Records with drawing code:
━━━
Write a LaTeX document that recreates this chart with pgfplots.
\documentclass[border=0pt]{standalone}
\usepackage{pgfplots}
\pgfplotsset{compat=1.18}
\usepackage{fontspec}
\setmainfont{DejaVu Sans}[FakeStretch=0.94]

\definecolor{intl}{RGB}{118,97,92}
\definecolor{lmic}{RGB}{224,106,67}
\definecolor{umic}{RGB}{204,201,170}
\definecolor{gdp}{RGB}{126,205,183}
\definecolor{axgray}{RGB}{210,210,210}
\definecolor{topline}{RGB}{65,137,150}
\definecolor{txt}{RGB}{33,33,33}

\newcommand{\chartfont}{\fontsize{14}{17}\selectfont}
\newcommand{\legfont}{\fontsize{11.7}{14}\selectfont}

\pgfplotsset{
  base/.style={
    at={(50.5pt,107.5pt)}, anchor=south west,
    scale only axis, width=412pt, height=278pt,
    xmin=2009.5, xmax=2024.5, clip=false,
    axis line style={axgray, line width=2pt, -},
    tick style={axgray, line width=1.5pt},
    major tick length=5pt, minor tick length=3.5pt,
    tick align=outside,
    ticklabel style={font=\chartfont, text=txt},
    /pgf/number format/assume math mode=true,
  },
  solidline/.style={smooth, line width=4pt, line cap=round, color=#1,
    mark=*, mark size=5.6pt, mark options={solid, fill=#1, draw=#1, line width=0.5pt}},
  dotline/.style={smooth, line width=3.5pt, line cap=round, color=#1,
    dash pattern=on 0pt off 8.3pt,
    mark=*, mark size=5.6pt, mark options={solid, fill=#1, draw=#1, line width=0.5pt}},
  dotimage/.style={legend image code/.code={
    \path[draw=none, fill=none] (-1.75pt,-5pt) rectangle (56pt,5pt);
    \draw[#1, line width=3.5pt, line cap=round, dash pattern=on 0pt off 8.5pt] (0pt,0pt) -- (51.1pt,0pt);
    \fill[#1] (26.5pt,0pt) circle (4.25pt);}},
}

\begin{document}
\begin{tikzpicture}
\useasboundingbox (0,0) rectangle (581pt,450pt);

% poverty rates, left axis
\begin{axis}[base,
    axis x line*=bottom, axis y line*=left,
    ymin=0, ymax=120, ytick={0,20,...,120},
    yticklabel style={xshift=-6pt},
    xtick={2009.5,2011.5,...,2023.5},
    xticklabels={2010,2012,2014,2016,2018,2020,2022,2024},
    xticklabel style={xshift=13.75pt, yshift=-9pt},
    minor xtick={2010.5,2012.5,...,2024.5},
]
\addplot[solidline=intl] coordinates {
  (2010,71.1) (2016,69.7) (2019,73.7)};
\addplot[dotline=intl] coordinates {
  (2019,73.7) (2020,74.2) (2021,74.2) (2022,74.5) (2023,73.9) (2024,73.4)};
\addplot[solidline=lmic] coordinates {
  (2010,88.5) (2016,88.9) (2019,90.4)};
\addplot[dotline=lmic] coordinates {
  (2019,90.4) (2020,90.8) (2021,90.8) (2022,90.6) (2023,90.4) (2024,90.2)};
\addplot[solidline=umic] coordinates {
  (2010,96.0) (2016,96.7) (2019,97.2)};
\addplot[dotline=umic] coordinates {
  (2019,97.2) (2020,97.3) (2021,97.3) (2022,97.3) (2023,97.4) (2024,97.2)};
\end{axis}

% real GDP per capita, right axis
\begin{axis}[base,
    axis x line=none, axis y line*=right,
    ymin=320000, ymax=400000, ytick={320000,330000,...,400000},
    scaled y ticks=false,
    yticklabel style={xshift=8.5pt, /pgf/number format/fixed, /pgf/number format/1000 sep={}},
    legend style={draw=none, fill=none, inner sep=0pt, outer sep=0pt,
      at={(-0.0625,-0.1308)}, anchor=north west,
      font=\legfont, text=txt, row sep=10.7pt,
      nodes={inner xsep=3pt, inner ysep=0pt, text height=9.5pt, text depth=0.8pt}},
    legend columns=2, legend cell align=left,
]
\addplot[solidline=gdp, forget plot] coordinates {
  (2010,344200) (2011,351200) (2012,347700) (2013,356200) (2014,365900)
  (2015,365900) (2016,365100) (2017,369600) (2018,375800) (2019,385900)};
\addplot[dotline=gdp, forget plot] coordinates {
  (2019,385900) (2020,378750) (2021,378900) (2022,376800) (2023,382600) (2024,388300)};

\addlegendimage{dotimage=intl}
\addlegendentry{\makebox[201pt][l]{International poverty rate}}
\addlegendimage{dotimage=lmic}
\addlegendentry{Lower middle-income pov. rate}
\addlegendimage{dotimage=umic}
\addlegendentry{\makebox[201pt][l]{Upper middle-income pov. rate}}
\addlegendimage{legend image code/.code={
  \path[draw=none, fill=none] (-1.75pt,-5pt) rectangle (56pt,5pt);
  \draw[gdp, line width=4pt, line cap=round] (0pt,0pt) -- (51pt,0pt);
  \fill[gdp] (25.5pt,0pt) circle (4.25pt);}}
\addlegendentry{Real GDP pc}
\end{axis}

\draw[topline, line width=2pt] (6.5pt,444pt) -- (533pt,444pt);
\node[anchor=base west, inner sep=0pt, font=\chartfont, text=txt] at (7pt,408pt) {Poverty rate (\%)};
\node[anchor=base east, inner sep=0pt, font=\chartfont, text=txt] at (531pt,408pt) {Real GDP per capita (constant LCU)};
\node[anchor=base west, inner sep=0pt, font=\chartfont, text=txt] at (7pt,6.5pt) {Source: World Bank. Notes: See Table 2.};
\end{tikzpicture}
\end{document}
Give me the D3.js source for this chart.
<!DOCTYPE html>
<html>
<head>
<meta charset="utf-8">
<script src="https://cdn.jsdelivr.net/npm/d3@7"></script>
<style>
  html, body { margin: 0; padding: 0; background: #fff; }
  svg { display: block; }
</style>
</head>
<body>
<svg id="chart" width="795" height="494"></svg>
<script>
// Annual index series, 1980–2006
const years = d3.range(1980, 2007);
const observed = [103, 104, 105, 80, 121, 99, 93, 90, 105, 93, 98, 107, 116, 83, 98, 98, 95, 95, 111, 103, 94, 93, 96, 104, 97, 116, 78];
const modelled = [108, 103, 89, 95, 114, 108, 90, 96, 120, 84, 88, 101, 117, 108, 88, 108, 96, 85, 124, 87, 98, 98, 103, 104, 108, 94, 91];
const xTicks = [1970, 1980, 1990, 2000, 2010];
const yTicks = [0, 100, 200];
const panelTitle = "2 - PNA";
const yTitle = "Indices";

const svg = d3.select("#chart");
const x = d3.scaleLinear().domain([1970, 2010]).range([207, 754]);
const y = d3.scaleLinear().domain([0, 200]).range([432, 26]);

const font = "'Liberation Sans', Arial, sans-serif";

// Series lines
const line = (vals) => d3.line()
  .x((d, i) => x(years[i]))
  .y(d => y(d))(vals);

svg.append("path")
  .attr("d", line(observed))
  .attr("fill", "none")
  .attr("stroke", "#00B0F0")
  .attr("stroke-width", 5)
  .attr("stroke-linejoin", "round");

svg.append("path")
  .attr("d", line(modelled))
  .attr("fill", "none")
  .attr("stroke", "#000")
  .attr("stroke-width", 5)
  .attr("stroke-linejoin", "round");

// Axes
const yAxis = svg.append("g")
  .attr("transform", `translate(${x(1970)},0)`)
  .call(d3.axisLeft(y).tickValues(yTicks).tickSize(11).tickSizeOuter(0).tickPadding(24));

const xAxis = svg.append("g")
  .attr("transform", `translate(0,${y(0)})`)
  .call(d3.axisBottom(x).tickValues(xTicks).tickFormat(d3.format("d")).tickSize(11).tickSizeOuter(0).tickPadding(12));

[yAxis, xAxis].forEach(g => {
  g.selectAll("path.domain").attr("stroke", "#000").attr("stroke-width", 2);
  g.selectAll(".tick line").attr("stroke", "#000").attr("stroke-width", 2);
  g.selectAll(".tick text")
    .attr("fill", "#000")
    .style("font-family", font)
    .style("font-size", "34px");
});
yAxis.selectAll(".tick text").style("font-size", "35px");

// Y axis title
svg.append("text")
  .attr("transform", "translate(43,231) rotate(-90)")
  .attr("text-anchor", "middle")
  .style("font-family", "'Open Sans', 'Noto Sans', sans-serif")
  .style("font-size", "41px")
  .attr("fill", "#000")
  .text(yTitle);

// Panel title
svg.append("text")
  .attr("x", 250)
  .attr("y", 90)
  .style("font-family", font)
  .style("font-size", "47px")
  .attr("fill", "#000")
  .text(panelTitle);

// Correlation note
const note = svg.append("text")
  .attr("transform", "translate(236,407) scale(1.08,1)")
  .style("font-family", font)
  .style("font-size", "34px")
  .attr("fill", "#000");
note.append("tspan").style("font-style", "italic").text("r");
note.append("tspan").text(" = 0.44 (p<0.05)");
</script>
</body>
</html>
━━━
WHAT TO DO:
All lines from the beginning of the material above through the one with "(0,0) rectangle (581pt,450pt);" need to be returned exactly; please return those and only those.

THE COMPLETED TASK:
Write a LaTeX document that recreates this chart with pgfplots.
\documentclass[border=0pt]{standalone}
\usepackage{pgfplots}
\pgfplotsset{compat=1.18}
\usepackage{fontspec}
\setmainfont{DejaVu Sans}[FakeStretch=0.94]

\definecolor{intl}{RGB}{118,97,92}
\definecolor{lmic}{RGB}{224,106,67}
\definecolor{umic}{RGB}{204,201,170}
\definecolor{gdp}{RGB}{126,205,183}
\definecolor{axgray}{RGB}{210,210,210}
\definecolor{topline}{RGB}{65,137,150}
\definecolor{txt}{RGB}{33,33,33}

\newcommand{\chartfont}{\fontsize{14}{17}\selectfont}
\newcommand{\legfont}{\fontsize{11.7}{14}\selectfont}

\pgfplotsset{
  base/.style={
    at={(50.5pt,107.5pt)}, anchor=south west,
    scale only axis, width=412pt, height=278pt,
    xmin=2009.5, xmax=2024.5, clip=false,
    axis line style={axgray, line width=2pt, -},
    tick style={axgray, line width=1.5pt},
    major tick length=5pt, minor tick length=3.5pt,
    tick align=outside,
    ticklabel style={font=\chartfont, text=txt},
    /pgf/number format/assume math mode=true,
  },
  solidline/.style={smooth, line width=4pt, line cap=round, color=#1,
    mark=*, mark size=5.6pt, mark options={solid, fill=#1, draw=#1, line width=0.5pt}},
  dotline/.style={smooth, line width=3.5pt, line cap=round, color=#1,
    dash pattern=on 0pt off 8.3pt,
    mark=*, mark size=5.6pt, mark options={solid, fill=#1, draw=#1, line width=0.5pt}},
  dotimage/.style={legend image code/.code={
    \path[draw=none, fill=none] (-1.75pt,-5pt) rectangle (56pt,5pt);
    \draw[#1, line width=3.5pt, line cap=round, dash pattern=on 0pt off 8.5pt] (0pt,0pt) -- (51.1pt,0pt);
    \fill[#1] (26.5pt,0pt) circle (4.25pt);}},
}

\begin{document}
\begin{tikzpicture}
\useasboundingbox (0,0) rectangle (581pt,450pt);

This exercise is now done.